I have a confession. Actually, it’s been awhile since I’ve given a formal confession. Back in my days as a good Catholic growing up I would be in the confessional for the weekly list of my “sins du jour”. I never really was a good Catholic, but my mother was and she “inspired” me to make the Saturday visits with the priest so that I could stay in good standing with whoever it was that I needed to be in good standing with. I never really thought that it was God keeping score. In fact I’m pretty sure that He nodded off and sent in a designated confession angel after about my third trip when it was apparent that I only really knew of a few things that constituted sin and I repeated them with great regularity. They usually had something to do with calling my sister names. I’ve been accused many times of being boring, predictable, and scheduled. I am. I’m sure that in those days my priest would have agreed. I secretly imagine that just once in my relationship with him he would have loved for me to confess to shoplifting or even a hidden stash of “Playboy’s”. I believe that it’s true that all of us are made up of parts of God’s image. I just may be that part of His image that He’d not always want remembered….kind of like those pages in Leviticus, necessary but not really inspiring. My own children serve that end for me from time to time. They can seemingly magnify the qualities in me that are real and true but I’d rather forget. Anyway, back to my confession.
I want to be significant. There I said it….or at least I wrote it. It’s a desire as old as creation. I even have a book called The Search For Significance. After reading it and not really feeling any more significant I bought the extended, revised, study edition. Still nothing. The overwhelming desire for significance is what I feel is the root of original sin. I get that from my Catholic upbringing as well. Oh sure I can piously pontificate on occasion that I don’t care what people think of me. And in short spurts I can actually live that way, but truthfully…after all we are confessing here, it only comes in short bursts. It’s not unlike swimming against the current. As long as I’m fighting and swimming and sweating, I’m making a bit of headway or at least staying still. When I relax, I’m again swept away by my search for significance. Searching for significance has taken on various implications depending on life stage for me.
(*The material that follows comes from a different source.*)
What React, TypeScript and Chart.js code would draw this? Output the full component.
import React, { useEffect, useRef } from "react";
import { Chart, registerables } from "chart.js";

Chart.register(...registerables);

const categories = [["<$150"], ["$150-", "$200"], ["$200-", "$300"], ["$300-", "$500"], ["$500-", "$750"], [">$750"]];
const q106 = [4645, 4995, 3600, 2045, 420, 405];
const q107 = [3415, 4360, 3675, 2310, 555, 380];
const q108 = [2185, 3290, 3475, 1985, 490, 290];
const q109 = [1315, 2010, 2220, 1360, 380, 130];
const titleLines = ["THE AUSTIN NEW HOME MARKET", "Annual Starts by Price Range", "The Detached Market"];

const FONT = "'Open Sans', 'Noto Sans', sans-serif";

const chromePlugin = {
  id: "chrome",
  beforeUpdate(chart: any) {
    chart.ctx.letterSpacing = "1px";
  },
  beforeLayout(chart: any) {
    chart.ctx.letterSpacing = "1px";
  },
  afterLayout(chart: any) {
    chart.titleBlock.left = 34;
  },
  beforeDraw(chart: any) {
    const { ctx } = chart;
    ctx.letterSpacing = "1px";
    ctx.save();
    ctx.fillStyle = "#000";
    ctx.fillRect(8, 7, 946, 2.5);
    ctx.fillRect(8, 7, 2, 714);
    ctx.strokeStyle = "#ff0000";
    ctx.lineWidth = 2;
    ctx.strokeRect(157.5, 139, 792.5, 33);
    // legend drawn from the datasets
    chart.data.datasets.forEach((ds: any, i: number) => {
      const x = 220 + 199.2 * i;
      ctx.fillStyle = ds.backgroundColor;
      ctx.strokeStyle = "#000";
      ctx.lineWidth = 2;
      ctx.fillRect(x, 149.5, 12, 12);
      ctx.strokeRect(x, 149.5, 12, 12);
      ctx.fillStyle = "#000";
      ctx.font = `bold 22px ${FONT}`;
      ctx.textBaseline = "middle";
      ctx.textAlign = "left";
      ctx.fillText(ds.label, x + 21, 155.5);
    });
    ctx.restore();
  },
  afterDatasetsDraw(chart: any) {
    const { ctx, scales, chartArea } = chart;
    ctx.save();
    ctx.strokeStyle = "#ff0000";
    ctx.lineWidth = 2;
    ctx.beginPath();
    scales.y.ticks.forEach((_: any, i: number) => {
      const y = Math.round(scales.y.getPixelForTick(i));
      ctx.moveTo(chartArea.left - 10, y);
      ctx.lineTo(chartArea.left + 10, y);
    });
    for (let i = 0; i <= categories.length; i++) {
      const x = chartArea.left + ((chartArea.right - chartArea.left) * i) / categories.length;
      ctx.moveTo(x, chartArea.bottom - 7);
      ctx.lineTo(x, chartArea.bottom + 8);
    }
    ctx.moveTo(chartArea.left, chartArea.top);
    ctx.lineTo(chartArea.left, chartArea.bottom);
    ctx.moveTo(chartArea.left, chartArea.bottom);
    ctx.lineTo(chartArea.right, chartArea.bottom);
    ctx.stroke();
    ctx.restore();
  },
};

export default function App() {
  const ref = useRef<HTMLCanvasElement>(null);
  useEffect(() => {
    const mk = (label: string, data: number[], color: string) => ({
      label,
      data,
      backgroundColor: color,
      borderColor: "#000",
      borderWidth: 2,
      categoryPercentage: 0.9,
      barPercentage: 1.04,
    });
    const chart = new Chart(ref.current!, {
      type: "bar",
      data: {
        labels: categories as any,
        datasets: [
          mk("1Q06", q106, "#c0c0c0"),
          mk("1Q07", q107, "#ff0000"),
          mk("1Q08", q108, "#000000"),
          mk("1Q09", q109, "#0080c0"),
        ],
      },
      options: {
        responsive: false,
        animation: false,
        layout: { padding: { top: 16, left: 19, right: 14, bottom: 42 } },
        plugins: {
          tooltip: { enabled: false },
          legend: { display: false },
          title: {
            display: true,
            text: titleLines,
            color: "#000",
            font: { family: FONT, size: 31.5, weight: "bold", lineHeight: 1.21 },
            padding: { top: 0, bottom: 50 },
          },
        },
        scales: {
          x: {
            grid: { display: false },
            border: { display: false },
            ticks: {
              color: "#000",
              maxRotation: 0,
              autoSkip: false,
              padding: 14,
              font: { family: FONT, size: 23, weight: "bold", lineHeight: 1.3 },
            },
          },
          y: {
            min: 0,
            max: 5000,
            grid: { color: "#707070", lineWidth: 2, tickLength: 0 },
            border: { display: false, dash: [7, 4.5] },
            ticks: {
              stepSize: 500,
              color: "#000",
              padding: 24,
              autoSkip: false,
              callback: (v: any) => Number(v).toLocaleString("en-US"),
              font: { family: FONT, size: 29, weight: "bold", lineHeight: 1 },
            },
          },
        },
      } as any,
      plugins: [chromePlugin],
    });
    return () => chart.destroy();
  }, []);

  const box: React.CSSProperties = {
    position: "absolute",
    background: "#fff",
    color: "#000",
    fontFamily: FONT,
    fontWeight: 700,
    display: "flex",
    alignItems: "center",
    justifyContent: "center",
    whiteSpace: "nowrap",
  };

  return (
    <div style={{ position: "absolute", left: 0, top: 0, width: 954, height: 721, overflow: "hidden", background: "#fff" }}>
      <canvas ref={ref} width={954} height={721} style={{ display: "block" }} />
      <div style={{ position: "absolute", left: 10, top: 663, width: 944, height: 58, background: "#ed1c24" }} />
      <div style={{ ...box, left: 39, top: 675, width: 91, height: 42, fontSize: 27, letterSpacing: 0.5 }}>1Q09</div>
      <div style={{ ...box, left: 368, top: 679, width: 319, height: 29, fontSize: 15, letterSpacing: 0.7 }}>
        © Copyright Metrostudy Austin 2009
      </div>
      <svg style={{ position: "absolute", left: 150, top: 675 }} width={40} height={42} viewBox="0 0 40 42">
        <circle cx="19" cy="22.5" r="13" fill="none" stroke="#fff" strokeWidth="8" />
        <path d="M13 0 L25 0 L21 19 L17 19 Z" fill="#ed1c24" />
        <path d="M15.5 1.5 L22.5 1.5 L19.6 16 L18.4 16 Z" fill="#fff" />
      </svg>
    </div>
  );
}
When I was a child I was greatly fashion challenged. I still am and it causes me great stress which has enough background for its own confessional. So I looked for it in grades and awards. They were a lifeline for me and a source of sustenance. College brought its own challenges that grades really didn’t satisfy, so on to the next stage comprised of my two best friends at the time, rum and Coke. Then it was career, advancement, security and when I came to the end of that line, the Holy Grail of spiritual significance….ministry. All through my search I walked alongside my faith. I took part in it and acknowledged it from time to time, but I hadn’t yet ingested it. In the midst of despair and close to a very successful crash, and I believe that there is such a thing, God whispered a hope that I could affect people lives. Certainly there could be no other prize greater than this for a significance junkie touched by the Spirit.
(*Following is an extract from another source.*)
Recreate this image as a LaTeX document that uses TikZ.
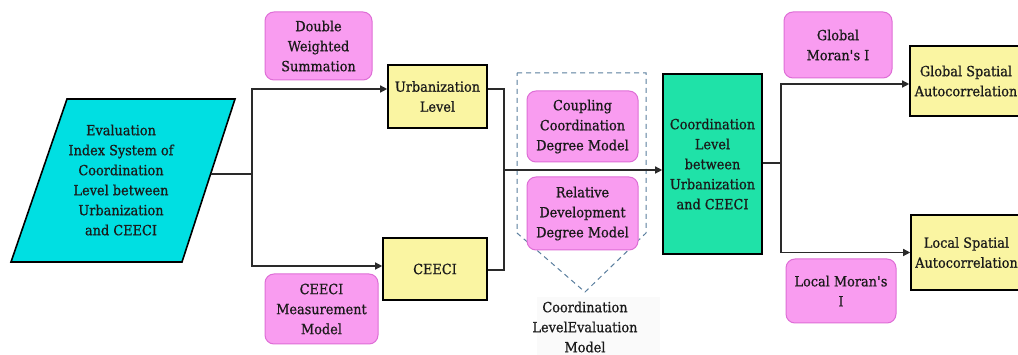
\documentclass[tikz,border=0pt]{standalone}
\usepackage{fontspec}
\setmainfont{DejaVu Serif}[FakeStretch=0.92, FakeBold=0.7]
\usetikzlibrary{arrows.meta,calc}
\definecolor{pinkfill}{HTML}{F99CF0}
\definecolor{pinkdraw}{HTML}{DE6ED6}
\definecolor{yellowfill}{HTML}{FAF5A2}
\definecolor{greenfill}{HTML}{1FE2A8}
\definecolor{cyanfill}{HTML}{00DFE2}
\definecolor{dashcol}{HTML}{5A7E9E}
\definecolor{txt}{HTML}{1A1A1A}
\definecolor{linecol}{HTML}{2A2A2A}
\tikzset{
  every node/.style={font=\fontsize{14}{20}\selectfont, text=txt, align=center, inner sep=0pt},
  pinkbox/.style={draw=pinkdraw, fill=pinkfill, line width=1pt, rounded corners=9pt},
  yellowbox/.style={draw=black, fill=yellowfill, line width=1.6pt},
  greenbox/.style={draw=black, fill=greenfill, line width=1.6pt},
  conn/.style={draw=linecol, line width=1.3pt},
  arr/.style={conn, -{Triangle[length=7pt,width=7pt]}},
}
\begin{document}
\begin{tikzpicture}[x=1pt,y=-1pt]
\useasboundingbox (0,0) rectangle (1018,355);
\clip (0,0) rectangle (1018,355);
\fill[white] (0,0) rectangle (1018,355);

% input parallelogram
\draw[fill=cyanfill, line width=1.6pt, draw=black] (67,99) -- (235,99) -- (182,262) -- (11,262) -- cycle;
\node (eval) at (121,180) {Evaluation\\Index System of\\Coordination\\Level between\\Urbanization\\and CEECI};
\coordinate (pr) at (211,174);

% dashed group
\draw[dashcol, line width=1pt, dash pattern=on 5pt off 4pt] (517,73) -- (646,73) -- (646,233) -- (585,292) -- (517,233) -- cycle;
\node[fill=black!2, minimum width=123pt, minimum height=58pt] (grp) at (598,326) {};
\node (grplabel) at (585,327) {Coordination\\LevelEvaluation\\Model};

% boxes
\node[yellowbox, minimum width=99pt, minimum height=63pt] (urb) at (437.5,96.5) {Urbanization\\Level};
\node[yellowbox, minimum width=104pt, minimum height=62pt] (ceeci) at (435,269) {CEECI};
\node[pinkbox, minimum width=107pt, minimum height=68pt] (dws) at (318.5,46) {Double\\Weighted\\Summation};
\node[pinkbox, minimum width=113pt, minimum height=70pt] (cmm) at (321.5,309) {CEECI\\Measurement\\Model};
\node[pinkbox, minimum width=111pt, minimum height=71pt] (ccdm) at (582.5,126.5) {Coupling\\Coordination\\Degree Model};
\node[pinkbox, minimum width=111pt, minimum height=73pt] (rddm) at (582.5,213.5) {Relative\\Development\\Degree Model};
\node[greenbox, minimum width=99pt, minimum height=180pt] (coord) at (712.5,164) {Coordination\\Level\\between\\Urbanization\\and CEECI};
\node[pinkbox, minimum width=108pt, minimum height=66pt] (gmi) at (838,45) {Global\\Moran\textquotesingle s I};
\node[pinkbox, minimum width=110pt, minimum height=64pt] (lmi) at (841,291) {Local Moran\textquotesingle s\\I};
\node[yellowbox, minimum width=112pt, minimum height=70pt] (gsa) at (966,81) {Global Spatial\\Autocorrelation};
\node[yellowbox, minimum width=111pt, minimum height=75pt] (lsa) at (966.5,252.5) {Local Spatial\\Autocorrelation};

% connectors
\coordinate (j1) at (252,174);
\coordinate (j2) at (504,170);
\coordinate (j3) at (781,163);
\draw[conn] (pr) -- (j1);
\draw[arr] (j1) |- ([yshift=7.5pt]urb.west);
\draw[arr] (j1) |- ([yshift=3pt]ceeci.west);
\draw[conn] ([yshift=7.5pt]urb.east) -| (j2);
\draw[conn] ([yshift=-1pt]ceeci.east) -| (j2);
\draw[arr] (j2) -- (j2 -| coord.west);
\draw[conn] (coord.east |- j3) -- (j3);
\draw[arr] (j3) |- ([yshift=-3pt]gsa.west);
\draw[arr] (j3) |- (lsa.west);
\end{tikzpicture}
\end{document}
I’m confessing this as a warning to others who may feel that same hunger and feel justification for obsession based on faith motives. It is still obsession and it can still be destructive. Destructive behavior with good intentions is still destructive. I’m not saying that I’m in a destructive mode, but I could be and many I know in my profession are.
In a reflective mode I confess now as I evaluate my life that a noble cause has, more often than I want to admit, been fueled by the same search for significance that first launched us out of the Garden.
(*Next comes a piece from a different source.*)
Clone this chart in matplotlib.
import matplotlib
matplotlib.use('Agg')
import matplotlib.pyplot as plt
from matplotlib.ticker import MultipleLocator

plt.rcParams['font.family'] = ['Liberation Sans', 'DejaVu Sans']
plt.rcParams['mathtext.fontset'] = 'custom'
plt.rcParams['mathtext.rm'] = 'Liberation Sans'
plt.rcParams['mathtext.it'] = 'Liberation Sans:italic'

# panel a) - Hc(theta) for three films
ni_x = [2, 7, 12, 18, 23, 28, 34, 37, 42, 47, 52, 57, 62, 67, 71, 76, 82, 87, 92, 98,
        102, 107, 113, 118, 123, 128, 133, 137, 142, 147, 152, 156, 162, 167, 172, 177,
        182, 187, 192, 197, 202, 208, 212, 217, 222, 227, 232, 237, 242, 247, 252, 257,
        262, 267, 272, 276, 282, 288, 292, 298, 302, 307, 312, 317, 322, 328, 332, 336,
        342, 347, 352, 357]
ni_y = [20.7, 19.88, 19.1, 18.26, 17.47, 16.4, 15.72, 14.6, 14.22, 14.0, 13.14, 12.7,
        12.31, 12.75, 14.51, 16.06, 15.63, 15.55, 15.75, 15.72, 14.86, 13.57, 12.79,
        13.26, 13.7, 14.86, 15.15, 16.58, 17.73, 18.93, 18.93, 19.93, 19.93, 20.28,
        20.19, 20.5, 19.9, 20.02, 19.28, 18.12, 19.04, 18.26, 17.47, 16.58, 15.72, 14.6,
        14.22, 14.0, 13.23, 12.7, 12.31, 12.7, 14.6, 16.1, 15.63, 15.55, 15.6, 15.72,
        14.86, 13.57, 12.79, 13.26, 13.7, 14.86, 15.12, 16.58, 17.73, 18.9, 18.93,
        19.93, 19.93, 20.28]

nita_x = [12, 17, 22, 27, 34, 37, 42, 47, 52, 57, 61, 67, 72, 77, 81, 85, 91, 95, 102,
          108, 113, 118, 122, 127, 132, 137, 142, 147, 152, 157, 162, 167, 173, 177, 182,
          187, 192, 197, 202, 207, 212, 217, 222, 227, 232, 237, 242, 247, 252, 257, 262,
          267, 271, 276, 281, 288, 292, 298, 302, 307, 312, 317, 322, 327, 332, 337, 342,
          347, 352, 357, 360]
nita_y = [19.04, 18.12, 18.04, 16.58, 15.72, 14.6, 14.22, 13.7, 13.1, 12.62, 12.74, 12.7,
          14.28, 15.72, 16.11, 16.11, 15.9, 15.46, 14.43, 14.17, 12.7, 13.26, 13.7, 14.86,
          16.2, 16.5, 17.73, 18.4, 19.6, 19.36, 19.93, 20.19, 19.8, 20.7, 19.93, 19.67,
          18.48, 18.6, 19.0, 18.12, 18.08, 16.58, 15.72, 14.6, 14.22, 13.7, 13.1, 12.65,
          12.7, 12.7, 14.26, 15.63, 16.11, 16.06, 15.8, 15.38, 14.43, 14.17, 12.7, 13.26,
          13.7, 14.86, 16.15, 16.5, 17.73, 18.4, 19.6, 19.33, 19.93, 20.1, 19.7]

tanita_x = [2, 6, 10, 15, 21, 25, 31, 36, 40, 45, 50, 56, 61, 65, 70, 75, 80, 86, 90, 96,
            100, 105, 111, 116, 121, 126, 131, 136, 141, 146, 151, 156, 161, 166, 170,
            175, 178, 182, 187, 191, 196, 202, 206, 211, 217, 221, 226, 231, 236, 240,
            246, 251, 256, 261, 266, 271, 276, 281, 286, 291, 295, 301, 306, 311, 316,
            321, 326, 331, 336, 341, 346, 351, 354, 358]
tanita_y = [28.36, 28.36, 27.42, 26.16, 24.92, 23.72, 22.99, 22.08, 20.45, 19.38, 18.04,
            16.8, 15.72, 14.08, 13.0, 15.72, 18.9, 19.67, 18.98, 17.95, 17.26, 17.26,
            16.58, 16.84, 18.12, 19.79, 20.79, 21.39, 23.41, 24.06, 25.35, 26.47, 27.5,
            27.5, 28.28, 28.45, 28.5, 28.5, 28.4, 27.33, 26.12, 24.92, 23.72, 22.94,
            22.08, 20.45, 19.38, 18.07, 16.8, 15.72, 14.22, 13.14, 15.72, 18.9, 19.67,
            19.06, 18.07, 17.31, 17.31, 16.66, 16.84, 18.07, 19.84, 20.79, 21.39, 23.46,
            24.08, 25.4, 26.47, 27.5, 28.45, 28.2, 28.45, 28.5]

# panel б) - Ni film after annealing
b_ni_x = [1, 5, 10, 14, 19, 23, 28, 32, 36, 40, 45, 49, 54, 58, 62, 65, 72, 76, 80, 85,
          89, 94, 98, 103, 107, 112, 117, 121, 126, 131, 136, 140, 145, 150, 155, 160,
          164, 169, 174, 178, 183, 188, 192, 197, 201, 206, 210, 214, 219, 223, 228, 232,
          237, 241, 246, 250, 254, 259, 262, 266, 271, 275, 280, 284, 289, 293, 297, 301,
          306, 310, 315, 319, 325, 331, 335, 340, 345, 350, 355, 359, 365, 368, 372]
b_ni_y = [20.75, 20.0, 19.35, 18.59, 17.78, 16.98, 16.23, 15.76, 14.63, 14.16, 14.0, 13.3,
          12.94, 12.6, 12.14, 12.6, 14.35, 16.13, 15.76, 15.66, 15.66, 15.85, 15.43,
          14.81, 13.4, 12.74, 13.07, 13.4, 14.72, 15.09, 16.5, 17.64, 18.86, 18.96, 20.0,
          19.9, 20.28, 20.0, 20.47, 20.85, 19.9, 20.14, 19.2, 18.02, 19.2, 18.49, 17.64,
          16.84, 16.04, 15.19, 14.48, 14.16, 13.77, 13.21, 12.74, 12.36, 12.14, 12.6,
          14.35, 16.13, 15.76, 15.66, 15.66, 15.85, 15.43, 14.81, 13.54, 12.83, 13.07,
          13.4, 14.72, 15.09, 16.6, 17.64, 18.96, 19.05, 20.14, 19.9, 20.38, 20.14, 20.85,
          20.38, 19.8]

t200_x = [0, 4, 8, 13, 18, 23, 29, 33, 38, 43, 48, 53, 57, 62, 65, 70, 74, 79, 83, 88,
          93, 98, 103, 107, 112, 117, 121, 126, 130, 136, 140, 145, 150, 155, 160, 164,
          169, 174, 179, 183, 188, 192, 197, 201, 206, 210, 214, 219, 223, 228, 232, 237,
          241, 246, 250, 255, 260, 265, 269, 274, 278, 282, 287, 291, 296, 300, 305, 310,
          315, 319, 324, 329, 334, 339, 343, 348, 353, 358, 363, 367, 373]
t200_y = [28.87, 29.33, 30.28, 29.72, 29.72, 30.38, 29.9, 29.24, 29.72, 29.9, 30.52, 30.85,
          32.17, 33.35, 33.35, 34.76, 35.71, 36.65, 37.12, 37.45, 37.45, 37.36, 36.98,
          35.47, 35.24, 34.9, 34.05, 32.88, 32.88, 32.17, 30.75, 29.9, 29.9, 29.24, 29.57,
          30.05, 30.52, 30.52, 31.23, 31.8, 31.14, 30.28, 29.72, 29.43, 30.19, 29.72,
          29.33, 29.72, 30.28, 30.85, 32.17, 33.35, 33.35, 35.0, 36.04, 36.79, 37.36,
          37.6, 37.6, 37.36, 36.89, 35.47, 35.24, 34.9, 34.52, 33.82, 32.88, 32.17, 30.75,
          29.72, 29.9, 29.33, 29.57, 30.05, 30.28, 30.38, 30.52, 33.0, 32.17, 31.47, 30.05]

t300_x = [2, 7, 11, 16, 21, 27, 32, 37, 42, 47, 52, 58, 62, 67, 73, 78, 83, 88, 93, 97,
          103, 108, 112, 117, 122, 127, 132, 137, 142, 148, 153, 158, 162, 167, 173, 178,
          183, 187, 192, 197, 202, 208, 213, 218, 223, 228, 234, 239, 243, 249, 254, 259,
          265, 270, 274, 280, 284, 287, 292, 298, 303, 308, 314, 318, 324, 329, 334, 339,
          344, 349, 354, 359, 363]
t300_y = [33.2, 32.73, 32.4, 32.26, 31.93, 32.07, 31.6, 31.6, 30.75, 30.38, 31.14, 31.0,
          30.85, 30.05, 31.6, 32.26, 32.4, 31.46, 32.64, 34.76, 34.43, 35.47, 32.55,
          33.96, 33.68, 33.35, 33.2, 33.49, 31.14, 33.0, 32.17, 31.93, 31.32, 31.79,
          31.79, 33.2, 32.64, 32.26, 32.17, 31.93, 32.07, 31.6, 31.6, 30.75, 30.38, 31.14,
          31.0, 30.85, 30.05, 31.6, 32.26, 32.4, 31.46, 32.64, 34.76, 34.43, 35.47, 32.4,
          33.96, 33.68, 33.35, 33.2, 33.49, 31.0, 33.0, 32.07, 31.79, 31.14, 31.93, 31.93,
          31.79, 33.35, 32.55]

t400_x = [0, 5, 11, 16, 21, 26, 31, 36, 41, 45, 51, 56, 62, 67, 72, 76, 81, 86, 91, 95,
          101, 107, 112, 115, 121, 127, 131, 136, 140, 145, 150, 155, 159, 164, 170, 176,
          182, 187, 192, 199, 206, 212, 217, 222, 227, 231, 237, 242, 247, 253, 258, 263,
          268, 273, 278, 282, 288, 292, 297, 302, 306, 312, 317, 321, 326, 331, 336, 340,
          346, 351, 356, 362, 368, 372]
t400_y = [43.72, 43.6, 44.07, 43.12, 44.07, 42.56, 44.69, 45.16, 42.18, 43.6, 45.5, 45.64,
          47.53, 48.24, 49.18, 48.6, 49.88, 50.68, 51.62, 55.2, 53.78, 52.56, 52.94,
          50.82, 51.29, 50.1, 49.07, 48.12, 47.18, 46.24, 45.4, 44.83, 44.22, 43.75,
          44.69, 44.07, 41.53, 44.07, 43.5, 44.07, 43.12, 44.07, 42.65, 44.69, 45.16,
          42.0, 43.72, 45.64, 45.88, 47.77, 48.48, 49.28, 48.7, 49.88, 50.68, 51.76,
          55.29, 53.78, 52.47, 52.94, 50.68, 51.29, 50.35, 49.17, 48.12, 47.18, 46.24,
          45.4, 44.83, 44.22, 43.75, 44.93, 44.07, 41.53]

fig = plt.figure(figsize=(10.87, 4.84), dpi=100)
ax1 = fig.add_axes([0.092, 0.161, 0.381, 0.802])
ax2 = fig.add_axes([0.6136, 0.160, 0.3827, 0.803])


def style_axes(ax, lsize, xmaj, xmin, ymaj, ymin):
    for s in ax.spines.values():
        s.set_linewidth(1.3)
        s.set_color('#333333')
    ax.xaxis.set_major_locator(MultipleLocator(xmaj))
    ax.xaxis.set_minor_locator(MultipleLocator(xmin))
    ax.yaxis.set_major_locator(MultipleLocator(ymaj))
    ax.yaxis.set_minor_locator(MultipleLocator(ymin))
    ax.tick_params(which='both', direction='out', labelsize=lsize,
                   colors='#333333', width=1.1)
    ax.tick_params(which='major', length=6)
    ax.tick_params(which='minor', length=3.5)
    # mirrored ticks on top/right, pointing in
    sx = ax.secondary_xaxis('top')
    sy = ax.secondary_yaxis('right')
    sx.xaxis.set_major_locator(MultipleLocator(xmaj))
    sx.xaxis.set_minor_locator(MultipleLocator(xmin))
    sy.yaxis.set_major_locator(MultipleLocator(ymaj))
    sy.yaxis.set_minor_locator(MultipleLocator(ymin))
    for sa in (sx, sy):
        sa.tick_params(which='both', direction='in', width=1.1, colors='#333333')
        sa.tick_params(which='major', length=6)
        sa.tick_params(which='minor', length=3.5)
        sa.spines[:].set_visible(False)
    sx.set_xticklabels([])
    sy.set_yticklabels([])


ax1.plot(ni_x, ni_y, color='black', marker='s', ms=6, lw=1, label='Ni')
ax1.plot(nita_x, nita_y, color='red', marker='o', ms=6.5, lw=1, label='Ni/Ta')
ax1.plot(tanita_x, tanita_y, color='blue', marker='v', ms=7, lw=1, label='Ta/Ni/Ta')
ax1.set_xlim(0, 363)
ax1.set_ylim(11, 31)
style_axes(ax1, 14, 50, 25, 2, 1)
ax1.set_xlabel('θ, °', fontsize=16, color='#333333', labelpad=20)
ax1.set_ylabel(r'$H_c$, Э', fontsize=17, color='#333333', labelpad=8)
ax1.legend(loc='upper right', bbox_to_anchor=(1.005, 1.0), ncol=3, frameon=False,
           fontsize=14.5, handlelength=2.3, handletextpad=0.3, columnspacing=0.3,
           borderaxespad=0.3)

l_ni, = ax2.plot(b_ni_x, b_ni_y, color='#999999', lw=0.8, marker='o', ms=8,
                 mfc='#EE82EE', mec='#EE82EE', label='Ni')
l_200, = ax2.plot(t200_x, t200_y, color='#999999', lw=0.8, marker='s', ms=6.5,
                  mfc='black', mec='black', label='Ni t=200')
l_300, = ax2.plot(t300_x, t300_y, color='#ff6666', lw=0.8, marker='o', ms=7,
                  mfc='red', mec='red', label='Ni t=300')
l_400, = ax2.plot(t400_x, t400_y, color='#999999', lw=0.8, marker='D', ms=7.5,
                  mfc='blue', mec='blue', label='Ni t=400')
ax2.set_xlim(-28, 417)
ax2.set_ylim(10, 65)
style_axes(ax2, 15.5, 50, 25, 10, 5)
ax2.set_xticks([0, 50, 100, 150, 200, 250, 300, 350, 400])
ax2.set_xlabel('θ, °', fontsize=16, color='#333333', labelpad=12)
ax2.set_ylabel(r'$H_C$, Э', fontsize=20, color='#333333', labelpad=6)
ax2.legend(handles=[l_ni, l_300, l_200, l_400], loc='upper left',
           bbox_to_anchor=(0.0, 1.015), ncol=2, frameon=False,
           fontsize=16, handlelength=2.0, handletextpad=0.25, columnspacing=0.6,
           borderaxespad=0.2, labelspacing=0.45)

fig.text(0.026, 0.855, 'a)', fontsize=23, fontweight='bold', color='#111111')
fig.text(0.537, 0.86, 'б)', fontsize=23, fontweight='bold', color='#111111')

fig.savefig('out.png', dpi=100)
Now don’t take this too far out of context. Most of this you’d never notice if you knew me and walked with me through life. Most of it doesn’t manifest itself in obvious ways or anti-social behavior. Most of it you might not notice, I think anyway, because you are probably in your own similar pursuit. My faith tells me that my significance is because I’m a child of the King. I know that. My faith tells me that I have been set free. I know that. My faith tells me that God works all things for good on behalf of those who hold on to Him. I know that too. But the whisper is there. I have wanted to write a book, but I haven’t yet because I’m not sure of the motives. I’ve enjoyed my role as preacher and teacher, but I’m no longer sure of the motives. My life has been energized by serving those in trauma and suffering, but even within that, when things are quiet and the whisperer comes, I question my motivation. The irony is that so much of my life is based on fighting with the very thing that God has granted me and wants me to feel, which is a sense of significance.
I’d love to share a solution. I’d love to wrap this up like one of my favorite “Seinfeld” episodes. I ought to be able to. I am a Pastor and all. That’s the significance thing, solutions to every life difficulty. I could tell you that you have significance in God’s grace. I could tell you that you have freedom through Christ’s sacrifice. I could tell you that there is hope because of His defeating death. I could tell you chapter and verse and the great eternal story. All of this is undeniably true, but all I have at the moment is confession.